Le TF décide de revenir sur cette jurisprudence. Il souligne que les garanties des art. 147 CPP et 6 § 3 let. d CEDH ne se recoupent pas : l’art. 147 CPP va au-delà du standard minimum imposé par la CEDH d’un point de vue tant personnel (toutes les parties vs. le prévenu), temporel (toutes les preuves administrées par le ministère public, la police sur délégation de celui-ci et les tribunaux vs. une seule confrontation sur l’ensemble de la procédure) que matériel (inexploitabilité de chaque preuve vs. confrontation qui rend toutes les déclarations du témoin exploitables) (c. 1.6.7.3).

Compte tenu de la portée différente de ces normes, une répétition de l’audition en présence du prévenu, si elle peut peut-être permettre la confrontation et assurer le droit de participer (pour la première fois), ne saurait toutefois guérir l’inexploitabilité de la (première) audition, au cours de laquelle il n’a, sans raison et donc à tort (l’arrêt emploie alternativement les termes « grundlos » et « zu Unrecht« ), pas été offert aux parties d’exercer leur droit de participer. La doctrine majoritaire va également dans ce sens (cf. not. BSK StPO-Schleiminger/Schaffner, Art. 147N 4 et 41 ; Alexandre Guisan, La violation du droit de participer [art. 147 CPP], PJA 3/2019 337 ss, p. 347). L’art. 147 al. 4 CPP, qui prévoit expressément l’inexploitabilité des preuves à la charge de la partie qui n’était pas présente, ne prête guère à la discussion à cet égard. Toute autre solution aurait pour conséquence de vider l’art. 147 CPP de son contenu, alors que cette disposition a précisément été pensée comme un contrepoids à la position forte du ministère public durant la procédure préliminaire ainsi qu’au principe d’immédiateté limitée lors des débats.
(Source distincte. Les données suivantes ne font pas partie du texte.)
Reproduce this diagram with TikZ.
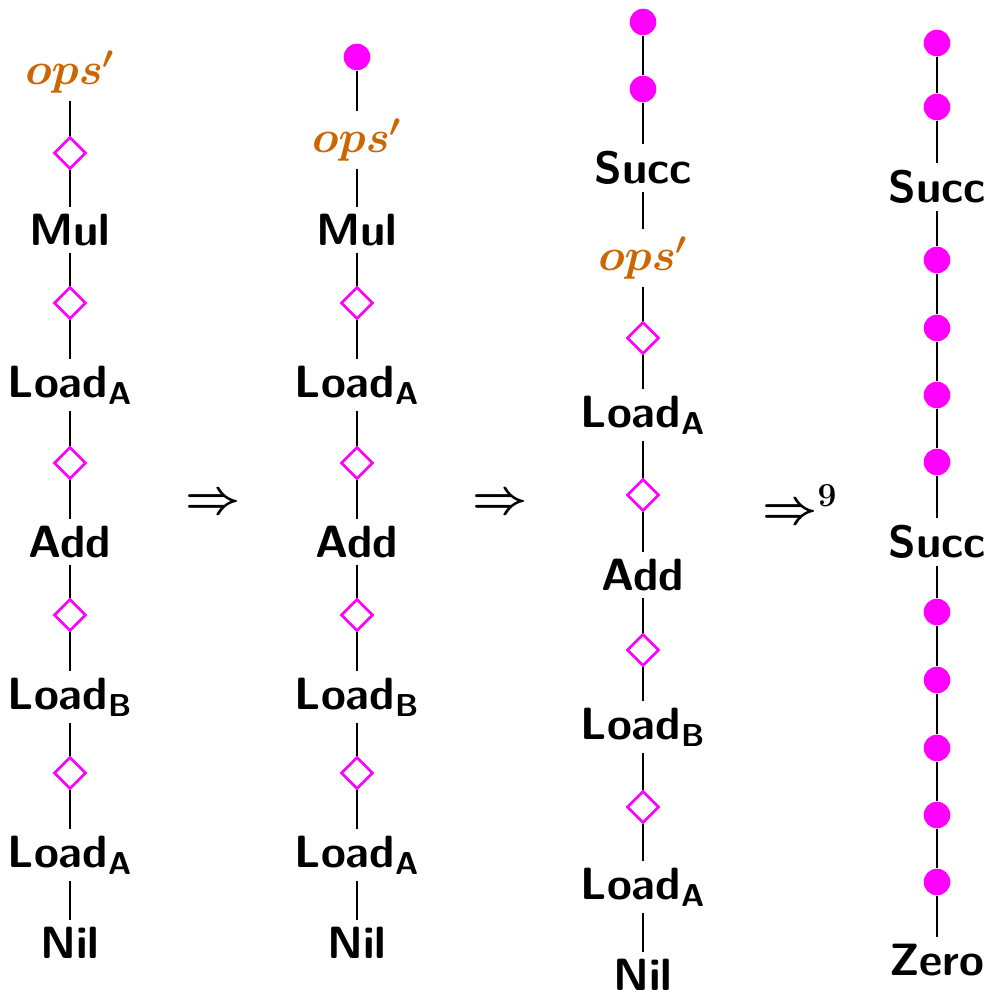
\RequirePackage{fix-cm}
\documentclass[tikz,border=0pt]{standalone}
\usepackage{amsmath}
\usepackage{fontspec}
\usetikzlibrary{shapes.geometric}

\definecolor{opsorange}{RGB}{204,102,0}
\definecolor{holemag}{RGB}{255,0,255}
\newcommand\lblfont{\sffamily\bfseries\fontsize{22.6}{26}\selectfont}
\newcommand\opsfont{\fontsize{22.6}{26}\selectfont}
\newcommand\arrfont{\fontsize{24}{28}\selectfont\boldmath}
\newcommand\opsname{$\boldsymbol{ops'}$}

\tikzset{
  lbl/.style={font=\lblfont, inner sep=3.5pt},
  opsl/.style={text=opsorange, font=\opsfont, inner sep=3.5pt},
  hole/.style={diamond, draw=holemag, line width=1.3pt, minimum size=16pt, inner sep=0pt},
  dotn/.style={circle, fill=holemag, minimum size=13.3pt, inner sep=0pt},
  link/.style={line width=0.65pt},
  step arrow/.style={font=\arrfont, inner sep=0pt},
}

\begin{document}
\begin{tikzpicture}[x=0.5pt, y=-0.5pt]
\useasboundingbox (0,0) rectangle (990,998);

% first term
\node[opsl] (a1)  at (70,72)  {\opsname};
\node[hole] (a2)  at (70,153) {};
\node[lbl]  (a3)  at (70,230) {Mul};
\node[hole] (a4)  at (70,303) {};
\node[lbl]  (a5)  at (70,385) {Load$_{\text{A}}$};
\node[hole] (a6)  at (70,463) {};
\node[lbl]  (a7)  at (70,542) {Add};
\node[hole] (a8)  at (70,615) {};
\node[lbl]  (a9)  at (70,697) {Load$_{\text{B}}$};
\node[hole] (a10) at (70,773) {};
\node[lbl]  (a11) at (70,855) {Load$_{\text{A}}$};
\node[lbl]  (a12) at (70,943) {Nil};
\foreach \i [evaluate=\i as \j using int(\i+1)] in {1,...,11}
  \draw[link] (a\i) -- (a\j);

% second term
\node[dotn] (b1)  at (357,57)  {};
\node[opsl] (b2)  at (357,140) {\opsname};
\node[lbl]  (b3)  at (357,230) {Mul};
\node[hole] (b4)  at (357,303) {};
\node[lbl]  (b5)  at (357,385) {Load$_{\text{A}}$};
\node[hole] (b6)  at (357,463) {};
\node[lbl]  (b7)  at (357,542) {Add};
\node[hole] (b8)  at (357,615) {};
\node[lbl]  (b9)  at (357,697) {Load$_{\text{B}}$};
\node[hole] (b10) at (357,773) {};
\node[lbl]  (b11) at (357,855) {Load$_{\text{A}}$};
\node[lbl]  (b12) at (357,943) {Nil};
\foreach \i [evaluate=\i as \j using int(\i+1)] in {1,...,11}
  \draw[link] (b\i) -- (b\j);

% third term
\node[dotn] (c1)  at (643,22)  {};
\node[dotn] (c2)  at (643,89)  {};
\node[lbl]  (c3)  at (643,168) {Succ};
\node[opsl] (c4)  at (643,258) {\opsname};
\node[hole] (c5)  at (643,338) {};
\node[lbl]  (c6)  at (643,415) {Load$_{\text{A}}$};
\node[hole] (c7)  at (643,495) {};
\node[lbl]  (c8)  at (643,575) {Add};
\node[hole] (c9)  at (643,650) {};
\node[lbl]  (c10) at (643,727) {Load$_{\text{B}}$};
\node[hole] (c11) at (643,807) {};
\node[lbl]  (c12) at (643,887) {Load$_{\text{A}}$};
\node[lbl]  (c13) at (643,975) {Nil};
\foreach \i [evaluate=\i as \j using int(\i+1)] in {1,...,12}
  \draw[link] (c\i) -- (c\j);

% final term
\node[dotn] (d1)  at (937,43)  {};
\node[dotn] (d2)  at (937,107) {};
\node[lbl]  (d3)  at (937,187) {Succ};
\node[dotn] (d4)  at (937,260) {};
\node[dotn] (d5)  at (937,328) {};
\node[dotn] (d6)  at (937,395) {};
\node[dotn] (d7)  at (937,462) {};
\node[lbl]  (d8)  at (937,542) {Succ};
\node[dotn] (d9)  at (937,612) {};
\node[dotn] (d10) at (937,680) {};
\node[dotn] (d11) at (937,748) {};
\node[dotn] (d12) at (937,815) {};
\node[dotn] (d13) at (937,882) {};
\node[lbl]  (d14) at (937,960) {Zero};
\foreach \i [evaluate=\i as \j using int(\i+1)] in {1,...,13}
  \draw[link] (d\i) -- (d\j);

% rewrite steps
\node[step arrow] (s1) at (213,504) {$\Rightarrow$};
\node[step arrow] (s2) at (500,504) {$\Rightarrow$};
\node[step arrow, anchor=west] (s3) at (762,504) {$\Rightarrow^{\text{\rmfamily\bfseries 9}}$};
\end{tikzpicture}
\end{document}
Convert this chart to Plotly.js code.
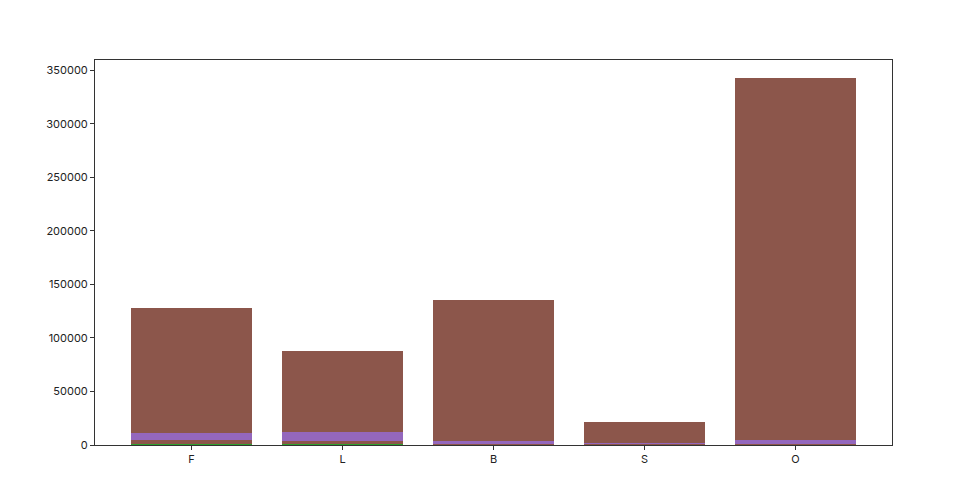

Cette volonté a encore été réaffirmée à l’occasion de la récente révision du CPP, au cours de laquelle les velléités visant à réduire l’art. 147 CPP au standard minimum de la CEDH ne sont pas parvenues à s’imposer (c. 1.6.7.4).

Dès lors, le Tribunal cantonal aurait dû déclarer les déclarations des deux co-prévenus B et C inexploitables à charge du recourant, conformément à l’art. 147 al. 4 CPP. Par conséquent, il n’aurait pas dû se fonder sur ces déclarations pour retenir l’existence d’un consentement à l’enregistrement de la vidéo litigieuse (c. 1.6.8).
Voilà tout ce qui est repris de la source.